## Task brief
Extract each line of the material that follows exactly and omit its pictures.

## Data lines
------------

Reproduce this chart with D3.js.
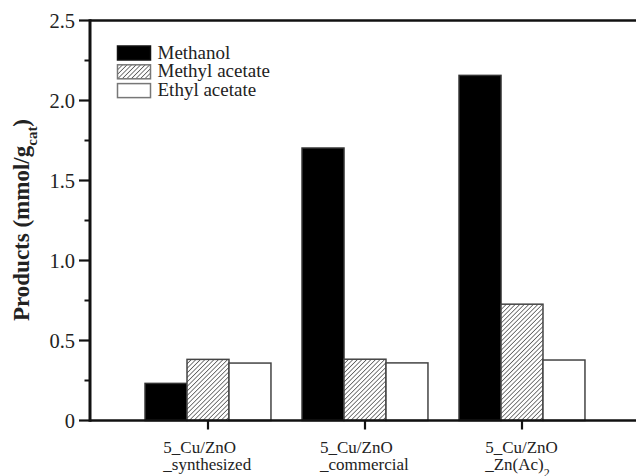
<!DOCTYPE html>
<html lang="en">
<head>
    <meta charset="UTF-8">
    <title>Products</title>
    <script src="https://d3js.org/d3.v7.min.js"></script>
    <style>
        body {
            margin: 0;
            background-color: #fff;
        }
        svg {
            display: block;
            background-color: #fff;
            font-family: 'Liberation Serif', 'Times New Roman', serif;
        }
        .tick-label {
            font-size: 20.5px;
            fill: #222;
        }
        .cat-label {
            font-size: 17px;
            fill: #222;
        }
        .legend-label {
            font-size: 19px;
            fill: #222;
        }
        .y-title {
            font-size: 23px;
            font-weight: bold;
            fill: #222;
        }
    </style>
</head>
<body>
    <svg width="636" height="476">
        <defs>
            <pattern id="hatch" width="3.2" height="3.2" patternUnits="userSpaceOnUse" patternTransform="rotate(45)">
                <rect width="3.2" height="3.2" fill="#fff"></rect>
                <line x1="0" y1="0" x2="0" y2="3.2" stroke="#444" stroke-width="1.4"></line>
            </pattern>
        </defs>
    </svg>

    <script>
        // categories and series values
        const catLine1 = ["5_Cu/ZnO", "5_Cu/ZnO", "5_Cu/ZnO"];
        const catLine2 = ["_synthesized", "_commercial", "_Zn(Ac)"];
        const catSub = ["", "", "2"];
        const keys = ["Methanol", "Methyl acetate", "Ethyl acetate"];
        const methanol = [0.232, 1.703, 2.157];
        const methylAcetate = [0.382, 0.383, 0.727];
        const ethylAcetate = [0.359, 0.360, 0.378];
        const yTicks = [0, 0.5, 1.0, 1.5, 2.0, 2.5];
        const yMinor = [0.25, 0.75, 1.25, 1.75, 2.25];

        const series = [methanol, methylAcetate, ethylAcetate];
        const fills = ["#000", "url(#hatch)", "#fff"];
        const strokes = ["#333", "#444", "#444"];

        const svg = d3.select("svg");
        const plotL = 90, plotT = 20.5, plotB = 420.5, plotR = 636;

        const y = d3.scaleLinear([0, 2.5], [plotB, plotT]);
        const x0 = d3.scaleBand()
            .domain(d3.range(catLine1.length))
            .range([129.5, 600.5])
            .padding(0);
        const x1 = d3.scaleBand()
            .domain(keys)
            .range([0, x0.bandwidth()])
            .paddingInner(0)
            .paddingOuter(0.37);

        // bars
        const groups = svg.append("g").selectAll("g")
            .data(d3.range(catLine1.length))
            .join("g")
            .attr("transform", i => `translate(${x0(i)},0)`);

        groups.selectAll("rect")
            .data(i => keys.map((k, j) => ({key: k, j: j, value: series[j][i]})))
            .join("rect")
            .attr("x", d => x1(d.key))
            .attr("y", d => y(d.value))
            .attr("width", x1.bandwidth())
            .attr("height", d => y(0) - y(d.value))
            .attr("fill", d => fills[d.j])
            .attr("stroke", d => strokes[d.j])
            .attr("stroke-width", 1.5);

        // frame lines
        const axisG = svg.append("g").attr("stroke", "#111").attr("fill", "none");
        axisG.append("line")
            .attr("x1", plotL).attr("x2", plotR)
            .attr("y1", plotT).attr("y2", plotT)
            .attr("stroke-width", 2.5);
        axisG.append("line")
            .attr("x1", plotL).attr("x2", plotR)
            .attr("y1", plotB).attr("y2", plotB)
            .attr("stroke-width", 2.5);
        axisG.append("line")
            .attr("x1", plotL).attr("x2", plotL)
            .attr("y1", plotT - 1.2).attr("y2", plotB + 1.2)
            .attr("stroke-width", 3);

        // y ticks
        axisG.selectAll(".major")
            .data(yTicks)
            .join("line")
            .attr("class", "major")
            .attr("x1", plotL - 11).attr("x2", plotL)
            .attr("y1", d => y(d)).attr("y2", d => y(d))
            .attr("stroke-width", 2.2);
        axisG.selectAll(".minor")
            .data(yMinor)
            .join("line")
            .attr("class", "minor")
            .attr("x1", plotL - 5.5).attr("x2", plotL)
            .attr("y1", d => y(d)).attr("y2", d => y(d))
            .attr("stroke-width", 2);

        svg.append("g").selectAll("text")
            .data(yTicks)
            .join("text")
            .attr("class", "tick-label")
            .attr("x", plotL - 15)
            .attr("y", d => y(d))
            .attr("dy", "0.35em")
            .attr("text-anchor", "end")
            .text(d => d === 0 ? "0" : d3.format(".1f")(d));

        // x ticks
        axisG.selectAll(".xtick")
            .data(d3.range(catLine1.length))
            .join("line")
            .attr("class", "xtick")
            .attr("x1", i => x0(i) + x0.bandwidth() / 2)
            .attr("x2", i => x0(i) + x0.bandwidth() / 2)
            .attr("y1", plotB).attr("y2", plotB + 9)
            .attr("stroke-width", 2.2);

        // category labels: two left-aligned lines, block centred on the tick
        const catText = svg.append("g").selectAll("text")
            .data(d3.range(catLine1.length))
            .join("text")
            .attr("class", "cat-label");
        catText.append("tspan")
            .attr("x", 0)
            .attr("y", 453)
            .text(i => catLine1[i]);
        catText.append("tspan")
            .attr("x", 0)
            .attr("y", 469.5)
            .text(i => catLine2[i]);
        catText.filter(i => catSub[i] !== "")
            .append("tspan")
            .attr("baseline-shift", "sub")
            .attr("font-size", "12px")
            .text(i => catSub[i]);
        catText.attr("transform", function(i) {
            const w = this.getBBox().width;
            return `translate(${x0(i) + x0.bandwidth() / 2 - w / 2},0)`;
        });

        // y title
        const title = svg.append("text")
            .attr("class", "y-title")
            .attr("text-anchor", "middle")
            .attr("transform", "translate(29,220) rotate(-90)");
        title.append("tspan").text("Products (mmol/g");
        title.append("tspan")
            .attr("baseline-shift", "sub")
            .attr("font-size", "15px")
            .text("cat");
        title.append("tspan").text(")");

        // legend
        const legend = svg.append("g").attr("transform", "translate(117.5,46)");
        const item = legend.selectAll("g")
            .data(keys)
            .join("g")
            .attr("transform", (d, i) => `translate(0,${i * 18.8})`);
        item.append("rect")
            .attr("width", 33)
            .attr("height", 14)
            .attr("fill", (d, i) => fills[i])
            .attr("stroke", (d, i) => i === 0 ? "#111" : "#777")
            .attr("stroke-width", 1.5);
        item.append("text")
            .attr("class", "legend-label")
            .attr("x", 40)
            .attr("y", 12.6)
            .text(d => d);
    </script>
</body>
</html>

------------

## Finished task
Reproduce this chart with D3.js.
<!DOCTYPE html>
<html lang="en">
<head>
    <meta charset="UTF-8">
    <title>Products</title>
    <script src="https://d3js.org/d3.v7.min.js"></script>
    <style>
        body {
            margin: 0;
            background-color: #fff;
        }
        svg {
            display: block;
            background-color: #fff;
            font-family: 'Liberation Serif', 'Times New Roman', serif;
        }
        .tick-label {
            font-size: 20.5px;
            fill: #222;
        }
        .cat-label {
            font-size: 17px;
            fill: #222;
        }
        .legend-label {
            font-size: 19px;
            fill: #222;
        }
        .y-title {
            font-size: 23px;
            font-weight: bold;
            fill: #222;
        }
    </style>
</head>
<body>
    <svg width="636" height="476">
        <defs>
            <pattern id="hatch" width="3.2" height="3.2" patternUnits="userSpaceOnUse" patternTransform="rotate(45)">
                <rect width="3.2" height="3.2" fill="#fff"></rect>
                <line x1="0" y1="0" x2="0" y2="3.2" stroke="#444" stroke-width="1.4"></line>
            </pattern>
        </defs>
    </svg>

    <script>
        // categories and series values
        const catLine1 = ["5_Cu/ZnO", "5_Cu/ZnO", "5_Cu/ZnO"];
        const catLine2 = ["_synthesized", "_commercial", "_Zn(Ac)"];
        const catSub = ["", "", "2"];
        const keys = ["Methanol", "Methyl acetate", "Ethyl acetate"];
        const methanol = [0.232, 1.703, 2.157];
        const methylAcetate = [0.382, 0.383, 0.727];
        const ethylAcetate = [0.359, 0.360, 0.378];
        const yTicks = [0, 0.5, 1.0, 1.5, 2.0, 2.5];
        const yMinor = [0.25, 0.75, 1.25, 1.75, 2.25];

        const series = [methanol, methylAcetate, ethylAcetate];
        const fills = ["#000", "url(#hatch)", "#fff"];
        const strokes = ["#333", "#444", "#444"];

        const svg = d3.select("svg");
        const plotL = 90, plotT = 20.5, plotB = 420.5, plotR = 636;

        const y = d3.scaleLinear([0, 2.5], [plotB, plotT]);
        const x0 = d3.scaleBand()
            .domain(d3.range(catLine1.length))
            .range([129.5, 600.5])
            .padding(0);
        const x1 = d3.scaleBand()
            .domain(keys)
            .range([0, x0.bandwidth()])
            .paddingInner(0)
            .paddingOuter(0.37);

        // bars
        const groups = svg.append("g").selectAll("g")
            .data(d3.range(catLine1.length))
            .join("g")
            .attr("transform", i => `translate(${x0(i)},0)`);

        groups.selectAll("rect")
            .data(i => keys.map((k, j) => ({key: k, j: j, value: series[j][i]})))
            .join("rect")
            .attr("x", d => x1(d.key))
            .attr("y", d => y(d.value))
            .attr("width", x1.bandwidth())
            .attr("height", d => y(0) - y(d.value))
            .attr("fill", d => fills[d.j])
            .attr("stroke", d => strokes[d.j])
            .attr("stroke-width", 1.5);

        // frame lines
        const axisG = svg.append("g").attr("stroke", "#111").attr("fill", "none");
        axisG.append("line")
            .attr("x1", plotL).attr("x2", plotR)
            .attr("y1", plotT).attr("y2", plotT)
            .attr("stroke-width", 2.5);
        axisG.append("line")
            .attr("x1", plotL).attr("x2", plotR)
            .attr("y1", plotB).attr("y2", plotB)
            .attr("stroke-width", 2.5);
        axisG.append("line")
            .attr("x1", plotL).attr("x2", plotL)
            .attr("y1", plotT - 1.2).attr("y2", plotB + 1.2)
            .attr("stroke-width", 3);

        // y ticks
        axisG.selectAll(".major")
            .data(yTicks)
            .join("line")
            .attr("class", "major")
            .attr("x1", plotL - 11).attr("x2", plotL)
            .attr("y1", d => y(d)).attr("y2", d => y(d))
            .attr("stroke-width", 2.2);
        axisG.selectAll(".minor")
            .data(yMinor)
            .join("line")
            .attr("class", "minor")
            .attr("x1", plotL - 5.5).attr("x2", plotL)
            .attr("y1", d => y(d)).attr("y2", d => y(d))
            .attr("stroke-width", 2);

        svg.append("g").selectAll("text")
            .data(yTicks)
            .join("text")
            .attr("class", "tick-label")
            .attr("x", plotL - 15)
            .attr("y", d => y(d))
            .attr("dy", "0.35em")
            .attr("text-anchor", "end")
            .text(d => d === 0 ? "0" : d3.format(".1f")(d));

        // x ticks
        axisG.selectAll(".xtick")
            .data(d3.range(catLine1.length))
            .join("line")
            .attr("class", "xtick")
            .attr("x1", i => x0(i) + x0.bandwidth() / 2)
            .attr("x2", i => x0(i) + x0.bandwidth() / 2)
            .attr("y1", plotB).attr("y2", plotB + 9)
            .attr("stroke-width", 2.2);

        // category labels: two left-aligned lines, block centred on the tick
        const catText = svg.append("g").selectAll("text")
            .data(d3.range(catLine1.length))
            .join("text")
            .attr("class", "cat-label");
        catText.append("tspan")
            .attr("x", 0)
            .attr("y", 453)
            .text(i => catLine1[i]);
        catText.append("tspan")
            .attr("x", 0)
            .attr("y", 469.5)
            .text(i => catLine2[i]);
        catText.filter(i => catSub[i] !== "")
            .append("tspan")
            .attr("baseline-shift", "sub")
            .attr("font-size", "12px")
            .text(i => catSub[i]);
        catText.attr("transform", function(i) {
            const w = this.getBBox().width;
            return `translate(${x0(i) + x0.bandwidth() / 2 - w / 2},0)`;
        });

        // y title
        const title = svg.append("text")
            .attr("class", "y-title")
            .attr("text-anchor", "middle")
            .attr("transform", "translate(29,220) rotate(-90)");
        title.append("tspan").text("Products (mmol/g");
        title.append("tspan")
            .attr("baseline-shift", "sub")
            .attr("font-size", "15px")
            .text("cat");
        title.append("tspan").text(")");

        // legend
        const legend = svg.append("g").attr("transform", "translate(117.5,46)");
        const item = legend.selectAll("g")
            .data(keys)
            .join("g")
            .attr("transform", (d, i) => `translate(0,${i * 18.8})`);
        item.append("rect")
            .attr("width", 33)
            .attr("height", 14)
            .attr("fill", (d, i) => fills[i])
            .attr("stroke", (d, i) => i === 0 ? "#111" : "#777")
            .attr("stroke-width", 1.5);
        item.append("text")
            .attr("class", "legend-label")
            .attr("x", 40)
            .attr("y", 12.6)
            .text(d => d);
    </script>
</body>
</html>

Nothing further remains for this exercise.